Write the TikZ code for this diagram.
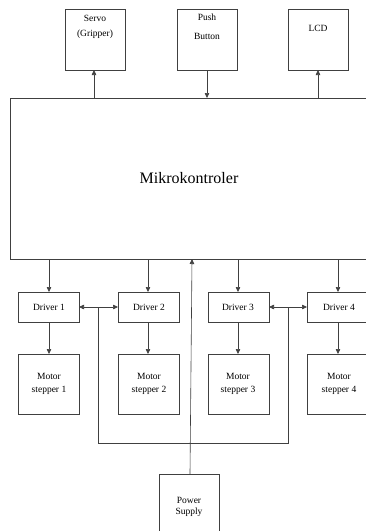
\documentclass[tikz,border=0pt]{standalone}
\usepackage{fontspec}
\setmainfont{Liberation Serif}
\usetikzlibrary{arrows.meta}
\begin{document}
\begin{tikzpicture}[x=1pt,y=-1pt,
  box/.style={draw=black!75,line width=0.6pt},
  lbl/.style={font=\fontsize{9.5}{11}\selectfont,align=center,inner sep=0pt},
  conn/.style={draw=black!75,line width=0.6pt},
  arr/.style={conn,-{Triangle[length=5pt,width=4.5pt]}},
  darr/.style={conn,{Triangle[length=5pt,width=4.5pt]}-{Triangle[length=5pt,width=4.5pt]}}]
\useasboundingbox (0,0) rectangle (366,531);
\fill[white] (0,0) rectangle (366,531);
\clip (0,0) rectangle (366,531);
% top boxes
\draw[box] (65,9) rectangle (125,70);
\draw[box] (177,9) rectangle (237,70);
\draw[box] (288,9) rectangle (348,70);
\node[lbl] (servo) at (95,18) {Servo};
\node[lbl] (grip) at (95,34) {(Gripper)};
\node[lbl] (push) at (207,17) {Push};
\node[lbl] (btn) at (207,36) {Button};
\node[lbl] (lcd) at (318,28) {LCD};
\coordinate (servoB) at (94,70);
\coordinate (pushB) at (207,70);
\coordinate (lcdB) at (318,70);
% main
\draw[box] (10,98) rectangle (372,259);
\node[font=\fontsize{16}{19}\selectfont,inner sep=0pt] (mk) at (189,178) {Mikrokontroler};
\coordinate (m1) at (94,98);
\coordinate (m2) at (207,98);
\coordinate (m3) at (318,98);
\draw[arr] (m1) -- (servoB);
\draw[arr] (pushB) -- (m2);
\draw[arr] (m3) -- (lcdB);
% drivers
\foreach \i/\xl/\xr in {1/18/79,2/118/179,3/208/269,4/307/369}{
  \draw[box] (\xl,292) rectangle (\xr,322);
  \draw[box] (\xl,354) rectangle (\xr,414);
  \coordinate (d\i) at ({(\xl+\xr)/2},307);
  \coordinate (dT\i) at ({(\xl+\xr)/2},292);
  \coordinate (dB\i) at ({(\xl+\xr)/2},322);
  \coordinate (mT\i) at ({(\xl+\xr)/2},354);
}
\node[lbl] (dr1) at (49,307) {Driver 1};
\node[lbl] (dr2) at (149,307) {Driver 2};
\node[lbl] (dr3) at (238,307) {Driver 3};
\node[lbl] (dr4) at (339,307) {Driver 4};
\node[lbl,font=\fontsize{9.5}{13}\selectfont] (ms1) at (49,384) {Motor\\stepper 1};
\node[lbl,font=\fontsize{9.5}{13}\selectfont] (ms2) at (149,384) {Motor\\stepper 2};
\node[lbl,font=\fontsize{9.5}{13}\selectfont] (ms3) at (238,384) {Motor\\stepper 3};
\node[lbl,font=\fontsize{9.5}{13}\selectfont] (ms4) at (339,384) {Motor\\stepper 4};
\coordinate (mb1) at (49,259);
\coordinate (mb2) at (148,259);
\coordinate (mb3) at (238,259);
\coordinate (mb4) at (338,259);
\draw[arr] (mb1) -- (49,292);
\draw[arr] (mb2) -- (148,292);
\draw[arr] (mb3) -- (238,292);
\draw[arr] (mb4) -- (338,292);
\draw[arr] (49,322) -- (49,354);
\draw[arr] (148,322) -- (148,354);
\draw[arr] (238,322) -- (238,354);
\draw[arr] (338,322) -- (338,354);
% double arrows
\coordinate (d1R) at (79,307);
\coordinate (d2L) at (118,307);
\coordinate (d3R) at (269,307);
\coordinate (d4L) at (307,307);
\draw[darr] (d1R) -- (d2L);
\draw[darr] (d3R) -- (d4L);
\coordinate (j1) at (98,307);
\coordinate (j2) at (288,307);
\coordinate (jb1) at (98,443);
\coordinate (jb2) at (288,443);
\draw[conn] (j1) -- (jb1) -- (jb2) -- (j2);
% power
\draw[box] (159,474) rectangle (219,540);
\node[lbl,font=\fontsize{9.5}{11}\selectfont] (ps) at (189,507) {Power\\Supply};
\coordinate (psT) at (190,474);
\coordinate (mbP) at (192,259);
\draw[arr] (psT) -- (mbP);
\end{tikzpicture}
\end{document}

※

▶ **WHAT IS REQUIRED**:
All of the data needs repeating exactly, but the pictures do not.

▶ **REPLY**:
Write the TikZ code for this diagram.
\documentclass[tikz,border=0pt]{standalone}
\usepackage{fontspec}
\setmainfont{Liberation Serif}
\usetikzlibrary{arrows.meta}
\begin{document}
\begin{tikzpicture}[x=1pt,y=-1pt,
  box/.style={draw=black!75,line width=0.6pt},
  lbl/.style={font=\fontsize{9.5}{11}\selectfont,align=center,inner sep=0pt},
  conn/.style={draw=black!75,line width=0.6pt},
  arr/.style={conn,-{Triangle[length=5pt,width=4.5pt]}},
  darr/.style={conn,{Triangle[length=5pt,width=4.5pt]}-{Triangle[length=5pt,width=4.5pt]}}]
\useasboundingbox (0,0) rectangle (366,531);
\fill[white] (0,0) rectangle (366,531);
\clip (0,0) rectangle (366,531);
% top boxes
\draw[box] (65,9) rectangle (125,70);
\draw[box] (177,9) rectangle (237,70);
\draw[box] (288,9) rectangle (348,70);
\node[lbl] (servo) at (95,18) {Servo};
\node[lbl] (grip) at (95,34) {(Gripper)};
\node[lbl] (push) at (207,17) {Push};
\node[lbl] (btn) at (207,36) {Button};
\node[lbl] (lcd) at (318,28) {LCD};
\coordinate (servoB) at (94,70);
\coordinate (pushB) at (207,70);
\coordinate (lcdB) at (318,70);
% main
\draw[box] (10,98) rectangle (372,259);
\node[font=\fontsize{16}{19}\selectfont,inner sep=0pt] (mk) at (189,178) {Mikrokontroler};
\coordinate (m1) at (94,98);
\coordinate (m2) at (207,98);
\coordinate (m3) at (318,98);
\draw[arr] (m1) -- (servoB);
\draw[arr] (pushB) -- (m2);
\draw[arr] (m3) -- (lcdB);
% drivers
\foreach \i/\xl/\xr in {1/18/79,2/118/179,3/208/269,4/307/369}{
  \draw[box] (\xl,292) rectangle (\xr,322);
  \draw[box] (\xl,354) rectangle (\xr,414);
  \coordinate (d\i) at ({(\xl+\xr)/2},307);
  \coordinate (dT\i) at ({(\xl+\xr)/2},292);
  \coordinate (dB\i) at ({(\xl+\xr)/2},322);
  \coordinate (mT\i) at ({(\xl+\xr)/2},354);
}
\node[lbl] (dr1) at (49,307) {Driver 1};
\node[lbl] (dr2) at (149,307) {Driver 2};
\node[lbl] (dr3) at (238,307) {Driver 3};
\node[lbl] (dr4) at (339,307) {Driver 4};
\node[lbl,font=\fontsize{9.5}{13}\selectfont] (ms1) at (49,384) {Motor\\stepper 1};
\node[lbl,font=\fontsize{9.5}{13}\selectfont] (ms2) at (149,384) {Motor\\stepper 2};
\node[lbl,font=\fontsize{9.5}{13}\selectfont] (ms3) at (238,384) {Motor\\stepper 3};
\node[lbl,font=\fontsize{9.5}{13}\selectfont] (ms4) at (339,384) {Motor\\stepper 4};
\coordinate (mb1) at (49,259);
\coordinate (mb2) at (148,259);
\coordinate (mb3) at (238,259);
\coordinate (mb4) at (338,259);
\draw[arr] (mb1) -- (49,292);
\draw[arr] (mb2) -- (148,292);
\draw[arr] (mb3) -- (238,292);
\draw[arr] (mb4) -- (338,292);
\draw[arr] (49,322) -- (49,354);
\draw[arr] (148,322) -- (148,354);
\draw[arr] (238,322) -- (238,354);
\draw[arr] (338,322) -- (338,354);
% double arrows
\coordinate (d1R) at (79,307);
\coordinate (d2L) at (118,307);
\coordinate (d3R) at (269,307);
\coordinate (d4L) at (307,307);
\draw[darr] (d1R) -- (d2L);
\draw[darr] (d3R) -- (d4L);
\coordinate (j1) at (98,307);
\coordinate (j2) at (288,307);
\coordinate (jb1) at (98,443);
\coordinate (jb2) at (288,443);
\draw[conn] (j1) -- (jb1) -- (jb2) -- (j2);
% power
\draw[box] (159,474) rectangle (219,540);
\node[lbl,font=\fontsize{9.5}{11}\selectfont] (ps) at (189,507) {Power\\Supply};
\coordinate (psT) at (190,474);
\coordinate (mbP) at (192,259);
\draw[arr] (psT) -- (mbP);
\end{tikzpicture}
\end{document}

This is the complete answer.